What is expected: What follows is a set of entries. Give them again exactly, without the pictures.

Records for the task:

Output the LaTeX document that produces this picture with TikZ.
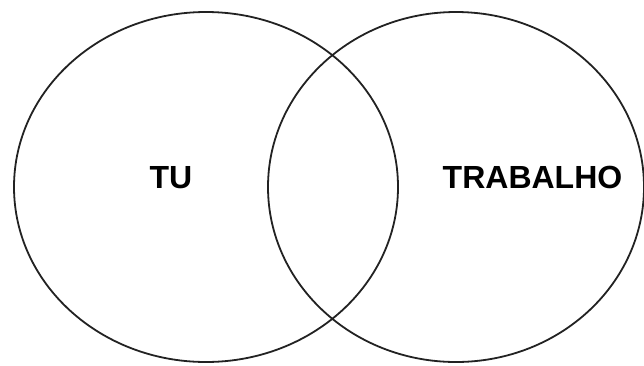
\documentclass[tikz,border=0pt]{standalone}
\usepackage{fontspec}
\setmainfont{Liberation Sans}
\definecolor{setline}{HTML}{222222}
\begin{document}
\begin{tikzpicture}[x=1pt, y=-1pt,
  setborder/.style={draw=setline, line width=1.8pt},
  setlabel/.style={font=\fontsize{32}{36}\selectfont\bfseries, inner sep=0pt}]
  \useasboundingbox (0, 0) rectangle (644, 365);

  \draw[setborder] (206, 187) ellipse[x radius=192, y radius=175];
  \node[setlabel] (tu) at (171, 178) {TU};

  \draw[setborder] (456, 187) ellipse[x radius=188, y radius=175];
  \node[setlabel] (trabalho) at (532.5, 177) {TRABALHO};
\end{tikzpicture}
\end{document}
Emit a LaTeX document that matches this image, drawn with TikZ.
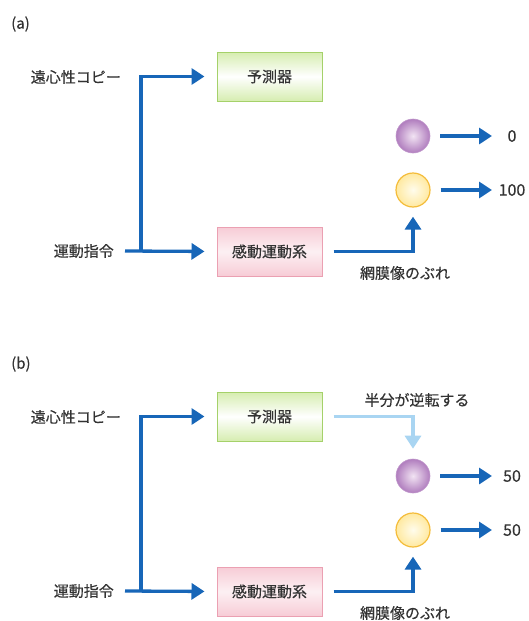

In response:
Output the LaTeX document that produces this picture with TikZ.
\documentclass[tikz,border=0pt]{standalone}
\usepackage{fontspec}
\setmainfont{Liberation Sans}
\definecolor{setline}{HTML}{222222}
\begin{document}
\begin{tikzpicture}[x=1pt, y=-1pt,
  setborder/.style={draw=setline, line width=1.8pt},
  setlabel/.style={font=\fontsize{32}{36}\selectfont\bfseries, inner sep=0pt}]
  \useasboundingbox (0, 0) rectangle (644, 365);

  \draw[setborder] (206, 187) ellipse[x radius=192, y radius=175];
  \node[setlabel] (tu) at (171, 178) {TU};

  \draw[setborder] (456, 187) ellipse[x radius=188, y radius=175];
  \node[setlabel] (trabalho) at (532.5, 177) {TRABALHO};
\end{tikzpicture}
\end{document}
Emit a LaTeX document that matches this image, drawn with TikZ.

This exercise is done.